One of the most important athletic transferable skills that can be gained from sports is being able to multi-task all the different requirements and responsibilities athletes commonly experience. Learning how to successfully juggle going to class, studying, practicing, and all the many other things athletes do in a typical day can be exhausting, validating the importance of multi-tasking. But what about “solo-tasking,” or the ability to block out distractions while giving full attention to the task at-hand?
The importance of focus
I regularly prompt my clients to Do the Next Thing Best, a suggestion that directs full focus to the targeted task, while simultaneously ignoring irrelevant distractions. For example, athletes must discipline themselves to do things like turn off their video game system while studying, refrain from daydreaming about their weekend plans while at practice, and ignore their smart phones while sitting in class.
When student athletes fail to hone all their attention toward a specific task, their focus becomes splintered and the cumulative results of their endeavors suffer as a result. Below are a few examples that illustrate the importance of being able to focus as it relates to performance:
- A student athlete playing video games while studying for a test will not retain as much of the material as if he were to turn off the game and direct his entire attention toward his notes.
- Student athletes who allow their minds to wander at practice not only run the risk of not learning team plans, but also put themselves at a greater risk for physical injury.
- In class, paying attention to text messages or surfing the web detracts from important class lecture notes and other important details about future tests and assignments.
So, how well can you solo-task?
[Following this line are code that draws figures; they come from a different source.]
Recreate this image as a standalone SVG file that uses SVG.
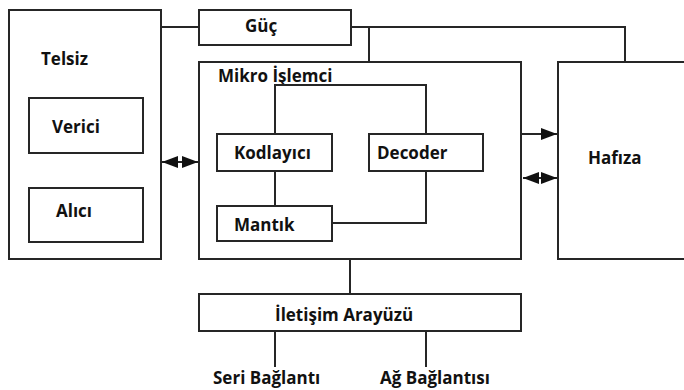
<svg xmlns="http://www.w3.org/2000/svg" width="684" height="390" viewBox="0 0 684 390">
<style>
.box{fill:#fff;stroke:#262626;stroke-width:2}
.ln{fill:none;stroke:#262626;stroke-width:2}
.t{font-family:"Open Sans","Noto Sans",sans-serif;font-weight:bold;font-size:17px;fill:#111}
</style>
<defs>
<marker id="ah" viewBox="0 0 16 12" refX="16" refY="6" markerWidth="16" markerHeight="12" markerUnits="userSpaceOnUse" orient="auto-start-reverse">
<path d="M0,0 L16,6 L0,12 z" fill="#111"/>
</marker>
</defs>
<rect width="684" height="390" fill="#fff"/>
<g id="telsiz"><rect class="box" x="9" y="10" width="152" height="249"/><text class="t" x="41" y="65">Telsiz</text></g>
<g id="verici"><rect class="box" x="29" y="98" width="114" height="55"/><text class="t" x="52" y="133">Verici</text></g>
<g id="alici"><rect class="box" x="29" y="188" width="114" height="54"/><text class="t" x="56" y="217">Alıcı</text></g>
<g id="guc"><rect class="box" x="199" y="10" width="152" height="35"/><text class="t" x="245" y="32">Güç</text></g>
<g id="mikro"><rect class="box" x="199" y="62" width="322" height="197"/><text class="t" x="218" y="82">Mikro İşlemci</text></g>
<g id="kodlayici"><rect class="box" x="217" y="134" width="115" height="37"/><text class="t" x="234" y="159">Kodlayıcı</text></g>
<g id="mantik"><rect class="box" x="217" y="206" width="115" height="35"/><text class="t" x="234" y="231">Mantık</text></g>
<g id="decoder"><rect class="box" x="369" y="134" width="114" height="37"/><text class="t" x="377" y="159">Decoder</text></g>
<g id="hafiza"><rect class="box" x="558" y="62" width="140" height="197"/><text class="t" x="588" y="164">Hafıza</text></g>
<g id="iletisim"><rect class="box" x="199" y="294" width="322" height="37"/><text class="t" x="275" y="321">İletişim Arayüzü</text></g>
<g id="seri"><text class="t" x="213" y="384">Seri Bağlantı</text></g>
<g id="ag"><text class="t" x="380" y="384">Ağ Bağlantısı</text></g>
<g id="connectors">
<path class="ln" d="M161,27 H199"/>
<path class="ln" d="M351,27 H625 V62"/>
<path class="ln" d="M369,27 V62"/>
<path class="ln" d="M275,171 V206"/>
<path class="ln" d="M275,134 V85 H426 V134"/>
<path class="ln" d="M426,171 V223 H332"/>
<path class="ln" d="M350,259 V294"/>
<path class="ln" d="M275,331 V367"/>
<path class="ln" d="M426,331 V367"/>
<line class="ln" x1="162" y1="162" x2="198" y2="162" marker-start="url(#ah)" marker-end="url(#ah)"/>
<line class="ln" x1="521" y1="134" x2="557" y2="134" marker-end="url(#ah)"/>
<line class="ln" x1="523" y1="178" x2="557" y2="178" marker-start="url(#ah)" marker-end="url(#ah)"/>
</g>
</svg>
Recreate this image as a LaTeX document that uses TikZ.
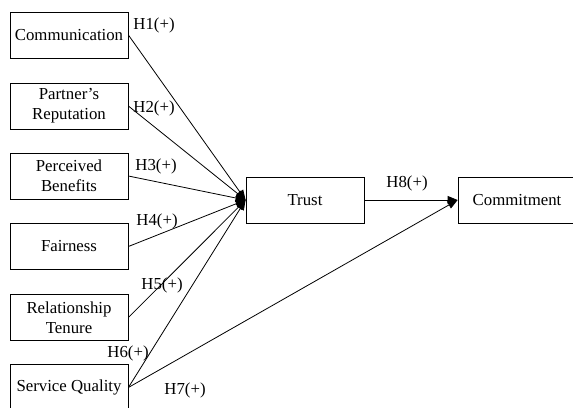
\documentclass[tikz,border=0pt]{standalone}
\usepackage{fontspec}
\setmainfont{Liberation Serif}
\usetikzlibrary{arrows.meta}
\begin{document}
\begin{tikzpicture}[x=1pt,y=-1pt,
  box/.style={draw,line width=0.8pt,minimum width=118pt,minimum height=46pt,inner sep=0pt,align=center,font=\fontsize{16.8}{20}\selectfont},
  lab/.style={inner sep=0pt,font=\fontsize{16.8}{20}\selectfont},
  con/.style={line width=0.8pt,-{Triangle[length=10pt,width=8pt]}}]
\useasboundingbox (0,0) rectangle (573,407);
\clip (0,0) rectangle (573,407);
\fill[white] (0,0) rectangle (573,407);
\node[box] (c1) at (69,35) {Communication};
\node[box] (c2) at (69,106) {Partner’s\\Reputation};
\node[box] (c3) at (69,176) {Perceived\\Benefits};
\node[box] (c4) at (69,246.5) {Fairness};
\node[box] (c5) at (69,317.5) {Relationship\\Tenure};
\node[box] (c6) at (69,387.5) {Service Quality};
\node[box] (t) at (305,200) {Trust};
\node[box] (cm) at (517,200) {Commitment};
\foreach \i in {1,...,6} {\draw[con] (c\i.east) -- (t.west);}
\draw[con] (c6.east) -- (cm.west);
\draw[con] (t.east) -- (cm.west);
\node[lab] (h1) at (154,25) {H1(+)};
\node[lab] (h2) at (154,108) {H2(+)};
\node[lab] (h3) at (156,166) {H3(+)};
\node[lab] (h4) at (157,221) {H4(+)};
\node[lab] (h5) at (162,285) {H5(+)};
\node[lab] (h6) at (128,353) {H6(+)};
\node[lab] (h7) at (185,390) {H7(+)};
\node[lab] (h8) at (407,183) {H8(+)};
\end{tikzpicture}
\end{document}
When it comes to turning off all other outside distractions and putting all your attention to the task at-hand, how well do you do?
Amazingly, so much of our human performance (both in class and athletics) has to do with paying attention to detail. When student athletes allow themselves to drift by not disciplining their minds to stay focused in the here-and-now, the quality of work suffers as a result.
Multi-task AND solo-task for optimal performance
There are certainly countless times in a day where student athletes are prompted to juggle multiple responsibilities at the same time, and multi-tasking is an invaluable athletic transferable skill to master. Similarly, being able to fully lock in to the task at-hand is just as important if the goal is to maximize productivity and reach your full potential. Fortunately, both multi- and solo-tasking are skills that every athlete can learn and master if they are determined to do so.